PM Interview / Practical Insights

  • Interviewer Probe: "How would you decide whether to launch a feature that increases engagement but hurts retention?"
  • Trap: Assuming engagement is always good. Answer: Use Second-Order Thinking to model long-term impact (e.g., "Does this create addictive behavior that burns users out?"). Run a Pre-Mortem to identify risks, then test with a small cohort.

  • Stakeholder Trap: "We need to move fast—let’s skip the framework and go with my gut."

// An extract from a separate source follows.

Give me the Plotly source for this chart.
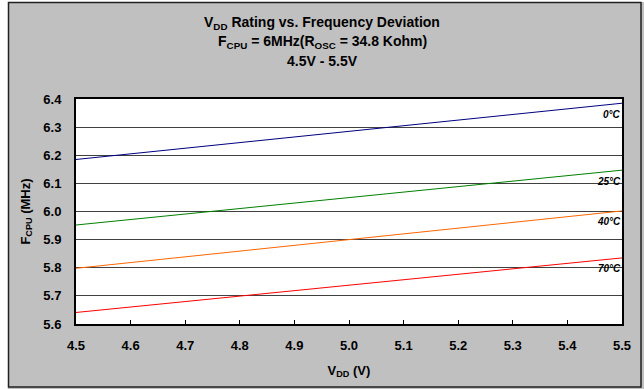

  • Response: Frame frameworks as speed tools, not bureaucracy. Example: "A 10-minute ICE score will save us weeks of debate. Let’s align on criteria first."

  • Tricky Distinction: Cynefin vs. Eisenhower Matrix

  • Cynefin categorizes problems to guide how to decide.
  • Eisenhower categorizes tasks to guide what to prioritize.

  • Interview Question: "How do you handle a decision where data and user feedback conflict?"

  • Answer: Use Cynefin to assess the domain. If "complex," run an experiment to reconcile the conflict. If "complicated," dig deeper into the data (e.g., segment users). Document the trade-off.


Quick Check Questions

  1. Scenario: Your team wants to add a "dark mode" to your app. User surveys show 60% want it, but engineering estimates it’ll take 3 sprints. How do you decide?
  2. Answer: Use a Decision Matrix with criteria like "user impact" (weight: 40%), "effort" (30%), and "strategic alignment" (30%). If the score is low, consider a Regret Minimization lens: "Will we regret not doing this in 2 years?"

  3. Scenario: You’re launching a new subscription tier, but the data is inconclusive. Some users love it; others hate it. What framework do you use?

  4. Answer: Cynefin (Complex domain) → Run a pilot with a small user segment to "probe-sense-respond." Avoid over-relying on surveys (which may not predict real behavior).

  5. Scenario: Your CEO insists on launching a feature by EOQ to hit a revenue target, but your team says it’s not ready. How do you decide?

  6. Answer: Use Eisenhower Matrix (Urgent vs. Important) and Trade-off Sliders to align on priorities. If the feature is "important but not urgent," push back with data on long-term risks (e.g., churn, tech debt).

Last-Minute Cram Sheet

  1. Cynefin Domains: Simple (best practice), Complicated (expertise), Complex (experiment), Chaotic (act first).
  2. Decision Matrix Formula: Σ (Weight × Rating) – weights must sum to 100%.
  3. ICE Score: Impact × Confidence × Ease – ⚠️ Confidence is about data, not stakeholder buy-in.
  4. Regret Minimization: "Will I regret not doing this in 10 years?" – for irreversible decisions.
  5. Pre-Mortem Steps: 1) Assume failure, 2) Brainstorm causes, 3) Mitigate risks.
  6. Second-Order Thinking: Always ask, "And then what?"
  7. OODA Loop: Observe-Orient-Decide-Act – for rapid iteration.
  8. Trade-off Sliders: Visual tool to align stakeholders on priorities (e.g., speed vs. quality).
  9. Eisenhower Matrix: Urgent vs. Important – ⚠️ "Urgent" ≠ "Important."
  10. North Star Metric: Single metric tied to long-term value (e.g., "Weekly Active Teams" for Slack).